Gregory Nisbet Gregory Nisbet - 7 months ago 11
Perl Question

for loop doesn't modify `my` variable but does modify `our` variable

In Perl 5.20, a for loop seems to be able to modify a module-scoped variable but not a lexical variable in a parent scope (and doesn't introduce a new scope if

#!/usr/bin/env perl
use strict;
use warnings;

our $x;

sub print_func {
print "$x\n";
}

for $x (1 .. 10) {
print_func;
}


prints 1 through 10 like you would expect, but the following does not:

#!/usr/bin/env perl
use strict;
use warnings;

my $x;

sub print_func {
print "$x\n";
}

for $x (1 .. 10) {
print_func;
}


emits the following warning 10 times:

Use of uninitialized value $x in concatenation (.) or string at perl-scoping.pl line 8.


What's going on here?
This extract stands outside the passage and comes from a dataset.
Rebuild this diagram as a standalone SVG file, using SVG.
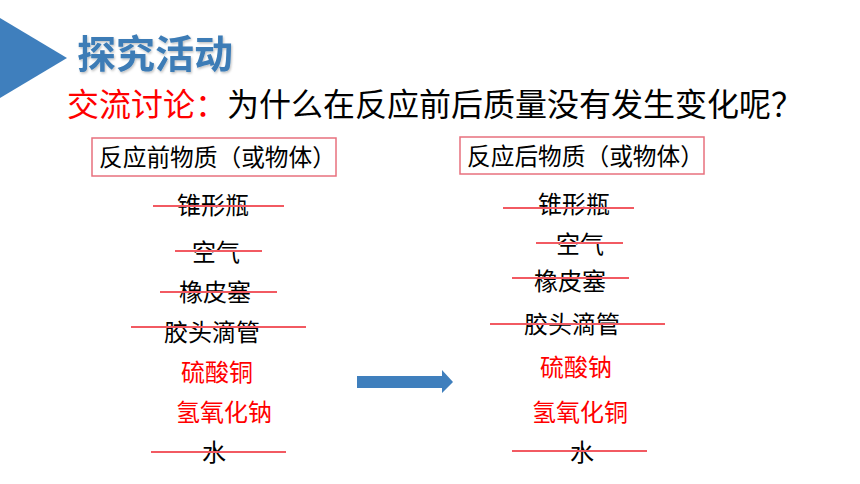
<svg xmlns="http://www.w3.org/2000/svg" width="860" height="484" viewBox="0 0 860 484">
<style>
text{font-family:"Noto Sans CJK SC","Noto Sans",sans-serif;}
.item{font-size:24px;fill:#000;}
.red{fill:#FF0000;}
.hdr{font-size:23.7px;fill:#000;}
.box{fill:none;stroke:#E8707E;stroke-width:1.5;}
.strike{stroke:#F25A62;stroke-width:2;fill:none;}
</style>
<defs>
<filter id="sh" x="-5%" y="-5%" width="115%" height="120%">
<feDropShadow dx="1" dy="1.5" stdDeviation="0.8" flood-color="#000" flood-opacity="0.25"/>
</filter>
</defs>
<rect width="860" height="484" fill="#FFFFFF"/>
<g id="header">
<polygon points="0,18 67,58 0,98" fill="#3F7FBD"/>
<text x="77" y="68" font-size="39" font-weight="bold" fill="#3C7CB6" filter="url(#sh)">探究活动</text>
<text x="67" y="116" font-size="32"><tspan fill="#FF0000">交流讨论：</tspan><tspan fill="#000">为什么在反应前后质量没有发生变化呢？</tspan></text>
</g>
<g id="before-box">
<rect class="box" x="92" y="138" width="244" height="38"/>
<text class="hdr" x="99" y="166">反应前物质（或物体）</text>
</g>
<g id="after-box">
<rect class="box" x="460" y="137" width="244" height="37"/>
<text class="hdr" x="467" y="165">反应后物质（或物体）</text>
</g>
<g id="before-items">
<text class="item" x="177" y="214">锥形瓶</text>
<text class="item" x="192" y="261">空气</text>
<text class="item" x="179" y="301">橡皮塞</text>
<text class="item" x="164" y="341">胶头滴管</text>
<text class="item red" x="181" y="381">硫酸铜</text>
<text class="item red" x="176" y="421">氢氧化钠</text>
<text class="item" x="202" y="461">水</text>
</g>
<g id="after-items">
<text class="item" x="538" y="213">锥形瓶</text>
<text class="item" x="556" y="253">空气</text>
<text class="item" x="534" y="290">橡皮塞</text>
<text class="item" x="524" y="333">胶头滴管</text>
<text class="item red" x="540" y="376">硫酸钠</text>
<text class="item red" x="532" y="421">氢氧化铜</text>
<text class="item" x="570" y="461">水</text>
</g>
<g id="connectors">
<line class="strike" x1="153" y1="206" x2="284" y2="206"/>
<line class="strike" x1="175" y1="251" x2="262" y2="251"/>
<line class="strike" x1="160" y1="292" x2="277" y2="292"/>
<line class="strike" x1="131" y1="327" x2="306" y2="327"/>
<line class="strike" x1="151" y1="452" x2="286" y2="452"/>
<line class="strike" x1="503" y1="208" x2="634" y2="208"/>
<line class="strike" x1="536" y1="243" x2="623" y2="243"/>
<line class="strike" x1="512" y1="278" x2="629" y2="278"/>
<line class="strike" x1="490" y1="324" x2="665" y2="324"/>
<line class="strike" x1="512" y1="451" x2="647" y2="451"/>
<polygon id="arrow" points="357,376 442,376 442,370 453,382 442,393 442,388 357,388" fill="#3F7FBD"/>
</g>
</svg>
I know that perl subroutines cannot be nested (and always have module scope) and therefore it seems logical that they wouldn't be able to close over
my
variables. It seems like in that case, perl in
strict
mode should reject the second program with a message like the following:

Global symbol "$x" requires explicit package name at perl-scoping.pl line 6.
Global symbol "$x" requires explicit package name at perl-scoping.pl line 9.


I.e. it should reject subroutine because the free variable isn't declared anywhere and the for loop because the variable hasn't been declared.

Why is Perl behaving this way?

Answer

It's confusing, but documented, behavior probably stemming from the bad decision to make the loop iterator variable an implicit localized global rather than a lexical. From Foreach Loops in perlsyn.

If the variable is preceded with the keyword my, then it is lexically scoped, and is therefore visible only within the loop. Otherwise, the variable is implicitly local to the loop and regains its former value upon exiting the loop. If the variable was previously declared with my, it uses that variable instead of the global one, but it's still localized to the loop.

To put it another way, the loop iterator is always localized to the loop. If it's a global then it acts like it's been declared local inside the loop block. If it's a lexical, then it acts like it's been declared with my inside the loop block.

Applying this to your two examples will help understand what's going on.

our $x;

sub print_func {
    print "$x\n";
}

for $x (1 .. 10) {
    print_func; 
}

There's an implicit local $x on that loop. local really should have been named temp. It temporarily overrides the value of a global variable for the duration of its scope, but it's still a global. That's why print_func can see it.

The old value is restored when its scope ends. You can see this if you add a print $x after the for loop.

use v5.10;

our $x = 42;

for $x (1 .. 10) {
    say $x;
}

say $x;  # 42

Let's look at your code involving lexicals (my variables).

my $x;

sub print_func {
    print "$x\n";
}

for $x (1 .. 10) {
    print_func; 
}

What's really happening here is you have two lexical variables both called $x. One is file scoped, one is scoped to the loop. The inner $x on the for loop takes precedent over the outer $x. This is known as "shadowing".

Lexicals cannot be seen outside their physical scope. print_func() only sees the outer uninitialized $x.


There's some stylistic takeaways from this.

Always pass parameters into your functions.

In reality, print_func should take an argument. Then you don't have to worry about complicated scoping rules.

sub print_func {
    my $arg = shift;
    print "$arg\n";
}

for $x (1..10) {
    print_func($x);
}

Always use for my $x.

Don't rely on the complicated implicit for loop scoping rules. Always declare the loop iterator with my.

for my $x (1..10) {
    print_func($x);
}

Avoid globals.

Since it's hard to tell what's accessing a global, don't use them. If you ever think you need a global, write a function instead to control access to a file scoped lexical.

my $Thing = 42;
sub get_thing { return $Thing }
sub set_thing { $Thing = shift; return }

Declare your variables close to where they're used.

Ye olde coding styles will do things like declare all their variables at the top of the file or function. This is a hold over from very, very, very old languages which required that variables be declared only in certain places. Perl, and most modern languages, have no such restriction.

If you declare your variables all at once it's hard to know what they're for, and it's hard to know what's using or affecting it. If you declare it close to its first use that limits what can affect it, and makes it more obvious what its for.